** begin Extracted material **

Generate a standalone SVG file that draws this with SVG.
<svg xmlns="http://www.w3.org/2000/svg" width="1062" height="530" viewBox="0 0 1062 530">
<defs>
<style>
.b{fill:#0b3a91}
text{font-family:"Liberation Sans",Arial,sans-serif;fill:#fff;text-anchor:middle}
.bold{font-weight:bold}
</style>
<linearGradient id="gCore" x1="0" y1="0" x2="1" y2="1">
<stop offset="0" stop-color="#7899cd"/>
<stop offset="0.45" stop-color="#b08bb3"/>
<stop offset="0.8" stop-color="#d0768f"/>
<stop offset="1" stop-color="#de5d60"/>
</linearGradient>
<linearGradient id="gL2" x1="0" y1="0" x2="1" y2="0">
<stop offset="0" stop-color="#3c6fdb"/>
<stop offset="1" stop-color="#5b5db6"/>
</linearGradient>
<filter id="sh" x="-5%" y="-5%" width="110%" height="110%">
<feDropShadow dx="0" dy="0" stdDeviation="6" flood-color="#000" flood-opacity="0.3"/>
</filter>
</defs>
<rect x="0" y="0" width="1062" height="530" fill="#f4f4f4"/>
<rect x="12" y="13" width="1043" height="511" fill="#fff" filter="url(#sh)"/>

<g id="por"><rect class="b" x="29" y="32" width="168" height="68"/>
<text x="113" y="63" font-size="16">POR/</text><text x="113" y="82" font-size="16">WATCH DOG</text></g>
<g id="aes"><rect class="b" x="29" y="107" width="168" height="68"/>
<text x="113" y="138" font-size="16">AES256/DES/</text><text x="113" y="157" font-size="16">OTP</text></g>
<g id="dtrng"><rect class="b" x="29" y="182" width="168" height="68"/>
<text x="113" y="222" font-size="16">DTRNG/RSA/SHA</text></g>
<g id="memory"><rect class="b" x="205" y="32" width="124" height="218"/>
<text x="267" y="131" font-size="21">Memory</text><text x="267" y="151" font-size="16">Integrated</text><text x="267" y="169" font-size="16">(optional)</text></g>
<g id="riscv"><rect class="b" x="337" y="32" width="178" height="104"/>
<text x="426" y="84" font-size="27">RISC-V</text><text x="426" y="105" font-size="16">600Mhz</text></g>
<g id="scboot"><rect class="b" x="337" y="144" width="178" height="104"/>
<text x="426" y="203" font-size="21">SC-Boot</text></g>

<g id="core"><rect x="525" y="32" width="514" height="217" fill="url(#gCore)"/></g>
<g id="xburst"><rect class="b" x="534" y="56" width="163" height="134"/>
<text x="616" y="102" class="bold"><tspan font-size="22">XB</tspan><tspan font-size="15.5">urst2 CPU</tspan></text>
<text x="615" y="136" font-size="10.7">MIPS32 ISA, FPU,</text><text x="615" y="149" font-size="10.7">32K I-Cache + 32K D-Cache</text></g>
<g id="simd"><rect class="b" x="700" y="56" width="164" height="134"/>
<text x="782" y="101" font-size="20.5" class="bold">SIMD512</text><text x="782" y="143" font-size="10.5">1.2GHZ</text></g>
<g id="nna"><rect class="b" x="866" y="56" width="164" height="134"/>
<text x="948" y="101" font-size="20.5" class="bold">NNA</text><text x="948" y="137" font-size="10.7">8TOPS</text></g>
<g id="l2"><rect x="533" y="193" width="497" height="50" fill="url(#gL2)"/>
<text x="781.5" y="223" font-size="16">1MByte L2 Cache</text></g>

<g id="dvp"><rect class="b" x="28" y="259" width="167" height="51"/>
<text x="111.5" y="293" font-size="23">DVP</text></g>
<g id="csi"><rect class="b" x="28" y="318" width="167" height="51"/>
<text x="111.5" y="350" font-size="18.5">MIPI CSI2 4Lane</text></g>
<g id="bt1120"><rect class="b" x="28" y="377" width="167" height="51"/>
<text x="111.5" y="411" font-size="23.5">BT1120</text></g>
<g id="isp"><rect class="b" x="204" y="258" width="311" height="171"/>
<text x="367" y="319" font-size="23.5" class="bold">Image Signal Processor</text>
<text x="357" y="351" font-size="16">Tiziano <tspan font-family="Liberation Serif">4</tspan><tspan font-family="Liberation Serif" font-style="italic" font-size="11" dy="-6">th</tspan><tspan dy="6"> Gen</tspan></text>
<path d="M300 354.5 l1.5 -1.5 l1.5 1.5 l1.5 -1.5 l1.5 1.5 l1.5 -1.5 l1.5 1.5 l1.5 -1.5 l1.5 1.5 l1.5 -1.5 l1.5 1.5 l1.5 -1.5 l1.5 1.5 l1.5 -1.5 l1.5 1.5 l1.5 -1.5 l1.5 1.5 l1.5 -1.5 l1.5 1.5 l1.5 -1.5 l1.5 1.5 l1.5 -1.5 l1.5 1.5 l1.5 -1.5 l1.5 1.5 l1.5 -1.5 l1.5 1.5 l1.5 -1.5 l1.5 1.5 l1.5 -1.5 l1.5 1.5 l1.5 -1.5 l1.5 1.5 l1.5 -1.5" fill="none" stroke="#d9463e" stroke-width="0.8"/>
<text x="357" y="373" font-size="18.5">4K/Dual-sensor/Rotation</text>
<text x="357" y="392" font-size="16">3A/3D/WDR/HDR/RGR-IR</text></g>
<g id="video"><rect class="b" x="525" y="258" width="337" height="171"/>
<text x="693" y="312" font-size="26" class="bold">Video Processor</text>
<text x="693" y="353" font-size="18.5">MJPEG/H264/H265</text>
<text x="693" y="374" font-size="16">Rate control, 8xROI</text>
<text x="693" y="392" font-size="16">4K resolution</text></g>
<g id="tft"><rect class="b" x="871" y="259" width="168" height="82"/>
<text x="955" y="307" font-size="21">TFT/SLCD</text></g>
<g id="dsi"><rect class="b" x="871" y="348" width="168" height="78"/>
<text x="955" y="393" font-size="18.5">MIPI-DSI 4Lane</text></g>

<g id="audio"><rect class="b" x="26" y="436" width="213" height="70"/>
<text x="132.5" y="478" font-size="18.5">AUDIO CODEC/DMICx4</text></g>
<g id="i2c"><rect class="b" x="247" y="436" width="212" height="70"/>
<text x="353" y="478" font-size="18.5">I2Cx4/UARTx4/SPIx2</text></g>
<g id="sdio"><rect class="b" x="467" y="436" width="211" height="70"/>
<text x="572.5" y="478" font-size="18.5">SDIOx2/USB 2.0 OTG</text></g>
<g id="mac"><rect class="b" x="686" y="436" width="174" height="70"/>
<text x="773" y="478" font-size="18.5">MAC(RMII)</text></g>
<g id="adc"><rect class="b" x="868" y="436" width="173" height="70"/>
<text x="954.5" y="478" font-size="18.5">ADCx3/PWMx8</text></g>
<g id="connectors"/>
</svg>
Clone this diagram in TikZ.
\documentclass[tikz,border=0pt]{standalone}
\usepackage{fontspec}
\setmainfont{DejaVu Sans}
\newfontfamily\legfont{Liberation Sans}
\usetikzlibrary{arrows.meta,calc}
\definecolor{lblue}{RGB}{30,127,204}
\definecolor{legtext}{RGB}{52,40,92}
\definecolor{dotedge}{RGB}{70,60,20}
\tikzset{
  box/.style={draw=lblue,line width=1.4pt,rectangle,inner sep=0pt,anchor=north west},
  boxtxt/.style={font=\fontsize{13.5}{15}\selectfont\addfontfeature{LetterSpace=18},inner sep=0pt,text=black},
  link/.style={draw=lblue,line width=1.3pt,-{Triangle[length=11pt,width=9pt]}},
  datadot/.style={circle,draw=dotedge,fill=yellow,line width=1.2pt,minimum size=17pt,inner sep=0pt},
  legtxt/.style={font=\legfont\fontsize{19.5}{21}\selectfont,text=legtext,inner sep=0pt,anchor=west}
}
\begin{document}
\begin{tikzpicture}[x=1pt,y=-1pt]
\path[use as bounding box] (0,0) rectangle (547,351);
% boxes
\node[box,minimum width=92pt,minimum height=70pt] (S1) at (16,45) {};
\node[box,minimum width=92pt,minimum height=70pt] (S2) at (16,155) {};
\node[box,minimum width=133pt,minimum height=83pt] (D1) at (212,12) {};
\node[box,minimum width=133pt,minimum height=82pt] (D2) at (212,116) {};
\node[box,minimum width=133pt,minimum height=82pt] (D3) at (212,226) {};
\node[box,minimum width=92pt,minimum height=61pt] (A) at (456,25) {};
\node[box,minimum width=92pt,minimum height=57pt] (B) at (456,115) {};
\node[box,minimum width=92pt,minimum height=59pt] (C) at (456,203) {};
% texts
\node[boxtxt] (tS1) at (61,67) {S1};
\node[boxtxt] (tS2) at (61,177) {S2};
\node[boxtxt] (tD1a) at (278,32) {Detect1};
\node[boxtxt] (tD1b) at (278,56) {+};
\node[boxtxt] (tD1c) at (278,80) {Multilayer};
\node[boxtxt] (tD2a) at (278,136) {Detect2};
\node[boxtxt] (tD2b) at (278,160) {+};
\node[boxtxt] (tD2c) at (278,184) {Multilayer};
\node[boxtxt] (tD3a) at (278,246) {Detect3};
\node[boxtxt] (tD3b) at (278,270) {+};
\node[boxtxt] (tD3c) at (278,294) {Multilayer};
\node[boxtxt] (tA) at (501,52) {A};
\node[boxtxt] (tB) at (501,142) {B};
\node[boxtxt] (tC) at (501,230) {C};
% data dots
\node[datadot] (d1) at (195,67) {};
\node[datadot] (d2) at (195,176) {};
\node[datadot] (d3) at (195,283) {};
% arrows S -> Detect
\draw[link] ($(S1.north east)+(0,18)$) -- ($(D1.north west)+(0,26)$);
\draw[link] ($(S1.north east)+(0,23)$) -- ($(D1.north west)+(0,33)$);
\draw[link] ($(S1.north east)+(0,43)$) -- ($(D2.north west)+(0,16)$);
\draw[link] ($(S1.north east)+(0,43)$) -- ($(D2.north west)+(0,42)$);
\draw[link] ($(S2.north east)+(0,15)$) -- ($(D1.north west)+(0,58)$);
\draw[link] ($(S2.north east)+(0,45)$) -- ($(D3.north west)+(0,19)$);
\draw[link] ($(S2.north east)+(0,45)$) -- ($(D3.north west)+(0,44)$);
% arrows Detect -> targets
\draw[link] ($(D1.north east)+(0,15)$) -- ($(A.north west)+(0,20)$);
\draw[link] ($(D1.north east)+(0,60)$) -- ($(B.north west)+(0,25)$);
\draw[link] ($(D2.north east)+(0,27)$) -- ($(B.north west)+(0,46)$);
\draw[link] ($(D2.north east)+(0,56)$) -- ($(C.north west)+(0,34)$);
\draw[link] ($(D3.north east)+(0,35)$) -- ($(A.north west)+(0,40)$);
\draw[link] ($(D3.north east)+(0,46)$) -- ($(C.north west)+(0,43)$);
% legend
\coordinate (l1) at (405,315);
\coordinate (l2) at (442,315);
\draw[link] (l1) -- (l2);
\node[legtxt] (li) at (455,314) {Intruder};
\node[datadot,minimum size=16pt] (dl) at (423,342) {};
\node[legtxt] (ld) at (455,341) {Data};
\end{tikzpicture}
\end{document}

** end Extracted material **

> Work required
Tally the lines of the records holding the word "standalone", then state only the tally.

> Answer to the problem
2